Task requirements | Return the records from the first line through the line containing "y_ticks = [400, 410, 420, 430, 440]", and leave out the pictures.
^^^^^^^^
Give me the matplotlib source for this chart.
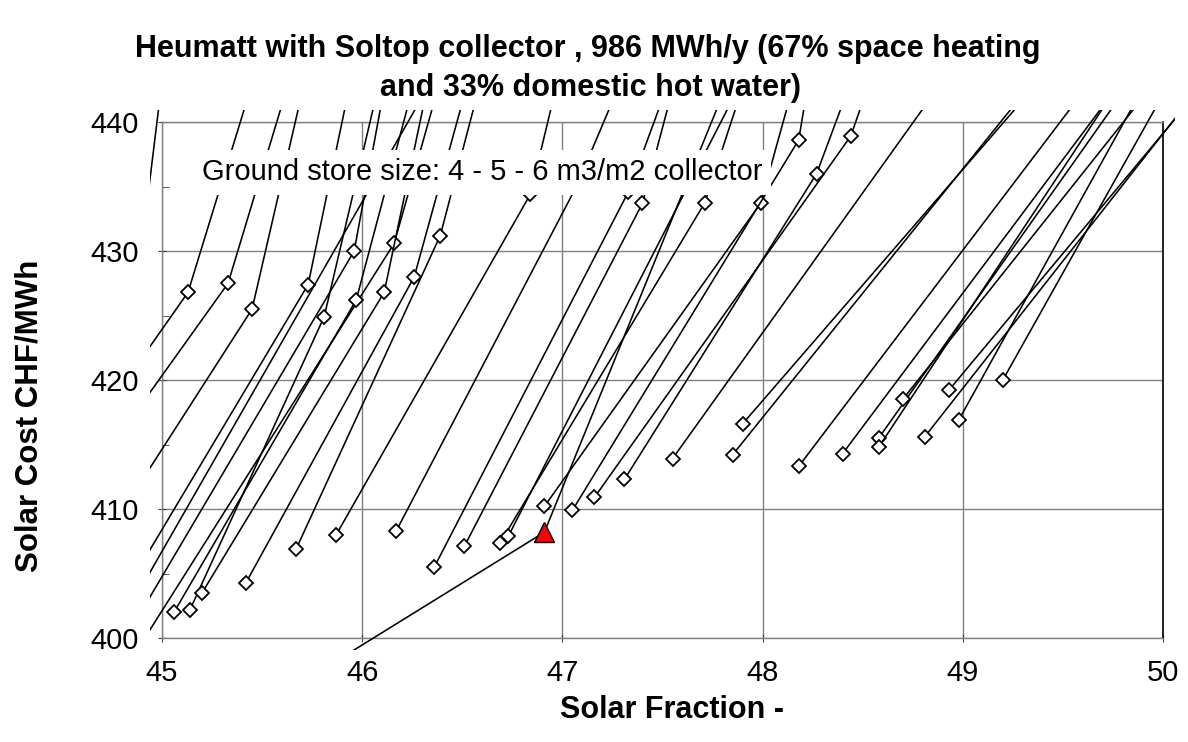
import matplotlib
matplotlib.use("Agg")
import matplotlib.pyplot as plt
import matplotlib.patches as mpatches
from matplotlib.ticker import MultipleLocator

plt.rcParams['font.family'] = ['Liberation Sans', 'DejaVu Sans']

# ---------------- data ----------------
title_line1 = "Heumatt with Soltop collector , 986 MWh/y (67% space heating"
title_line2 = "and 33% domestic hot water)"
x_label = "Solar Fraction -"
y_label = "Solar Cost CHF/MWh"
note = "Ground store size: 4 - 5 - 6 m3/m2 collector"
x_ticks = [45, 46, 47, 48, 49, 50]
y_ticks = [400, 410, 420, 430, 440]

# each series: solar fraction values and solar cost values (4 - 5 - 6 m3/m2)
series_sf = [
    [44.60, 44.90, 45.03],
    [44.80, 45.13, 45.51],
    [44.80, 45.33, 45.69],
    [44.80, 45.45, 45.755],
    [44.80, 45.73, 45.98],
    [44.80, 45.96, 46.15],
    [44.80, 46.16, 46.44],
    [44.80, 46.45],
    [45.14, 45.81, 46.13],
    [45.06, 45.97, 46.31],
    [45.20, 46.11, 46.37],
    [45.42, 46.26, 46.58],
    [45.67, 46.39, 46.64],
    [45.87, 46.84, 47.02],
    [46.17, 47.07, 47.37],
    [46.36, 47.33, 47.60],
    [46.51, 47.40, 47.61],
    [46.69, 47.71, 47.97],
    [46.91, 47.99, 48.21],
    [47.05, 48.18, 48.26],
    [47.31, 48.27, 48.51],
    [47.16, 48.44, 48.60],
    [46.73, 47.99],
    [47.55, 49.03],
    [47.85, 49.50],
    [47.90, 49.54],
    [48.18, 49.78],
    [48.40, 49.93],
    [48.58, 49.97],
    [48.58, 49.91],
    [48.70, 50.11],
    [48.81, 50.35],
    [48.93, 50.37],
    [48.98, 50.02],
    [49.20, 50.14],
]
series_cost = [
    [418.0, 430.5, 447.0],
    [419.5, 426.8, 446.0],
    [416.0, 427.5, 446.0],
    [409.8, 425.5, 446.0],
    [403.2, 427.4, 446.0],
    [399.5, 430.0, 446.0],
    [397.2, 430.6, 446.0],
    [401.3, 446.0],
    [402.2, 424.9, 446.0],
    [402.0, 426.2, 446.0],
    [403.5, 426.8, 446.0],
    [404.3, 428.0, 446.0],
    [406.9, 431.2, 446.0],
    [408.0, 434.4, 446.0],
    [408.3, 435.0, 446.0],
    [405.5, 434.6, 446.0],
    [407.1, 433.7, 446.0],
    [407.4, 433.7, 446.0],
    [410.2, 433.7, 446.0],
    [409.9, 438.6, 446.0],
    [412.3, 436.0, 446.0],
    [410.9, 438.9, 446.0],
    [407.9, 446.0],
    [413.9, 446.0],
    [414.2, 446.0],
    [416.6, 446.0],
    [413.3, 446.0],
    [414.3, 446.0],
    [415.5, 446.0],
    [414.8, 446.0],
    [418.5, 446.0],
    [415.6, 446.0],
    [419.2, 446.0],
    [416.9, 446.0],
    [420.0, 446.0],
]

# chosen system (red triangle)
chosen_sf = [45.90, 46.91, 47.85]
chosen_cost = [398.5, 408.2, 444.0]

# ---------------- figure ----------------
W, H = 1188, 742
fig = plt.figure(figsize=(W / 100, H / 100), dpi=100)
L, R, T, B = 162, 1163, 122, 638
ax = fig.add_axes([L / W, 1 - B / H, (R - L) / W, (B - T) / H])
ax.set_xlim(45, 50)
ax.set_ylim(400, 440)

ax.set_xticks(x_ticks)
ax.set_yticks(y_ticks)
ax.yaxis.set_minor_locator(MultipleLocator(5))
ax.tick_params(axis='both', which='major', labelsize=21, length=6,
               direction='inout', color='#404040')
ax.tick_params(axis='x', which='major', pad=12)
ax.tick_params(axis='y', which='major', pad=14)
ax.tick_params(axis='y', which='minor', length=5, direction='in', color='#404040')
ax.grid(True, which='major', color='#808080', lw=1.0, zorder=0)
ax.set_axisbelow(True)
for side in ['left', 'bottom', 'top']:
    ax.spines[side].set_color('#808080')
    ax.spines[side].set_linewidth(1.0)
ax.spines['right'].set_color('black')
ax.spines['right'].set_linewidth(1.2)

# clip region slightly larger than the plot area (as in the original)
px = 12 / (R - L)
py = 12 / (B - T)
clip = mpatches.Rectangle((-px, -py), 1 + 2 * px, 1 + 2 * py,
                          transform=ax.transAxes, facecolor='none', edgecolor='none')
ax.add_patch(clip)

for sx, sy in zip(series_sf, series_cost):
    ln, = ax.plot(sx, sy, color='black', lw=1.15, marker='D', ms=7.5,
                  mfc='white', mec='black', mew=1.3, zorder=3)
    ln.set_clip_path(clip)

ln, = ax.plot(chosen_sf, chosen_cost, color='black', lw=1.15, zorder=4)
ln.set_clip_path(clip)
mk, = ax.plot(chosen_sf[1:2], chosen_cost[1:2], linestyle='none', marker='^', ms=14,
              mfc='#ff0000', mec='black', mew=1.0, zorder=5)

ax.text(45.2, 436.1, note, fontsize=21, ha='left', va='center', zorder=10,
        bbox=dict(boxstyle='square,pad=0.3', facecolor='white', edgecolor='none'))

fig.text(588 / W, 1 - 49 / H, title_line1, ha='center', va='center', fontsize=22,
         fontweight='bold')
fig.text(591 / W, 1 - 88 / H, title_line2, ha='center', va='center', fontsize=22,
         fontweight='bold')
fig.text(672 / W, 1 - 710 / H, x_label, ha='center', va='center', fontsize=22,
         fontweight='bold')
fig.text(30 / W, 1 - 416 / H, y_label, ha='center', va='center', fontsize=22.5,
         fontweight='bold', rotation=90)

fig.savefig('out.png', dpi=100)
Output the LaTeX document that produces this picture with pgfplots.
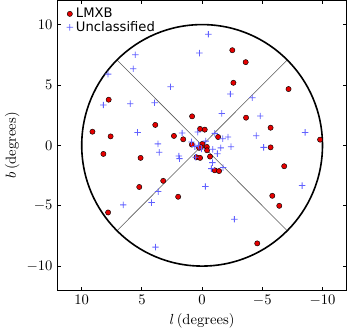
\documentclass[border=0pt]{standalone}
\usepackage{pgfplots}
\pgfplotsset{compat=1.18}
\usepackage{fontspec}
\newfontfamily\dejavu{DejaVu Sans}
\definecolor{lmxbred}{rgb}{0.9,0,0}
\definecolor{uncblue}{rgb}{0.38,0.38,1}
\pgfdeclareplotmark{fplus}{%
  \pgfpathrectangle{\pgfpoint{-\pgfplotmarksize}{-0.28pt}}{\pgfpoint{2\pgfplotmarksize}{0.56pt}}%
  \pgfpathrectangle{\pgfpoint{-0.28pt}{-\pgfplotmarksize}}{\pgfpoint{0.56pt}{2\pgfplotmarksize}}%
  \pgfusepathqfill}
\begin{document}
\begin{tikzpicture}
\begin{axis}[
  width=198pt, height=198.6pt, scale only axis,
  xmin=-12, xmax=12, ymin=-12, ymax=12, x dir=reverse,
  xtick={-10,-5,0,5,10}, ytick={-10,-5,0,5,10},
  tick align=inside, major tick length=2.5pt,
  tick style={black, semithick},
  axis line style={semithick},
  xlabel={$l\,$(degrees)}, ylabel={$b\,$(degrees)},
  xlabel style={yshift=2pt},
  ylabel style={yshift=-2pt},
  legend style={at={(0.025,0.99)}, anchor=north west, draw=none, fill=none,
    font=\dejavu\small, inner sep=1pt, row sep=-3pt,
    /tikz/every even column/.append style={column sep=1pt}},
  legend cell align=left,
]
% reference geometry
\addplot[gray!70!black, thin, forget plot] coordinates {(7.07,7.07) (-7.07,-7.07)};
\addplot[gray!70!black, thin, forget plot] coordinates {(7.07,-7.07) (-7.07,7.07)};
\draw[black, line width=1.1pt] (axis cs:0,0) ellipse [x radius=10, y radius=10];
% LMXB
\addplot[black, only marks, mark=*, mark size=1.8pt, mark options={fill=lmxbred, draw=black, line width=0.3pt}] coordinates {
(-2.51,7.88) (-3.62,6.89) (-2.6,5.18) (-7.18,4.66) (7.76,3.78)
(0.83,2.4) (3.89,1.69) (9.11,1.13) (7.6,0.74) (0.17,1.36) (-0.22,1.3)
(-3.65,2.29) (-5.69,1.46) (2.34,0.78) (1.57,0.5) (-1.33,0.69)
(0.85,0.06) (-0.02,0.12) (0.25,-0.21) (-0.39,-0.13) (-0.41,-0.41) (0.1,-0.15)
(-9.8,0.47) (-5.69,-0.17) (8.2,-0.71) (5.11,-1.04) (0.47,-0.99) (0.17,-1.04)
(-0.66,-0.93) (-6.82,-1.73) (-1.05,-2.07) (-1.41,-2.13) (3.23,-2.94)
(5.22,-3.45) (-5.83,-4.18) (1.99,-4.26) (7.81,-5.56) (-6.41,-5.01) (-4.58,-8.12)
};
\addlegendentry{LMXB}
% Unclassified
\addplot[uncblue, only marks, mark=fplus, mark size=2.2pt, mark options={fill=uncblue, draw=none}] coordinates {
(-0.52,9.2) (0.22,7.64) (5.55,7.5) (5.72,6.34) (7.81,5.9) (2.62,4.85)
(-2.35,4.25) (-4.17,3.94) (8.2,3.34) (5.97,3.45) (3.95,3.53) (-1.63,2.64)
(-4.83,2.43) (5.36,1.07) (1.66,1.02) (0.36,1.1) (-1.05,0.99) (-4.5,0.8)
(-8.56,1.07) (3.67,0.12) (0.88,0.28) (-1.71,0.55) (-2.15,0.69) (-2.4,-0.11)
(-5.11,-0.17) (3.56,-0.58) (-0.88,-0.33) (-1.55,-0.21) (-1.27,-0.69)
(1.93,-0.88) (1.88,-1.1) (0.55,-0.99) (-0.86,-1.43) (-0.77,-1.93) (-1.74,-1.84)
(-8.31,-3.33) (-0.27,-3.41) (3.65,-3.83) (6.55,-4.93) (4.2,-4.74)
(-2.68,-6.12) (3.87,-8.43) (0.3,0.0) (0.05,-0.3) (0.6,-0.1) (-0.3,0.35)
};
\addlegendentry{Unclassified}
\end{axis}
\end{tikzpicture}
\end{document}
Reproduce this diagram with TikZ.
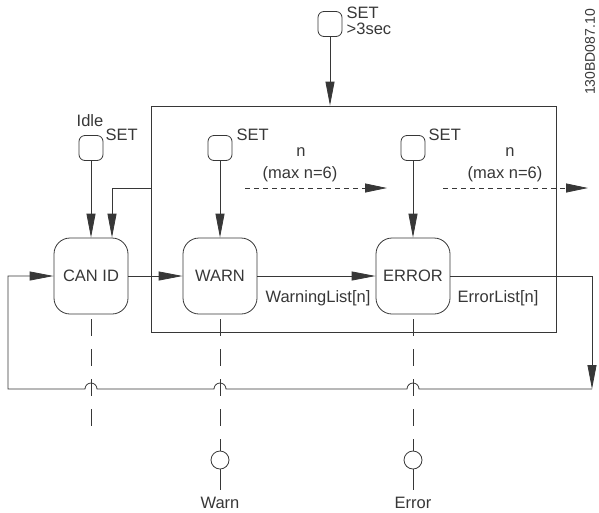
^^^^^^^^
Response to the exercise |
Give me the matplotlib source for this chart.
import matplotlib
matplotlib.use("Agg")
import matplotlib.pyplot as plt
import matplotlib.patches as mpatches
from matplotlib.ticker import MultipleLocator

plt.rcParams['font.family'] = ['Liberation Sans', 'DejaVu Sans']

# ---------------- data ----------------
title_line1 = "Heumatt with Soltop collector , 986 MWh/y (67% space heating"
title_line2 = "and 33% domestic hot water)"
x_label = "Solar Fraction -"
y_label = "Solar Cost CHF/MWh"
note = "Ground store size: 4 - 5 - 6 m3/m2 collector"
x_ticks = [45, 46, 47, 48, 49, 50]
y_ticks = [400, 410, 420, 430, 440]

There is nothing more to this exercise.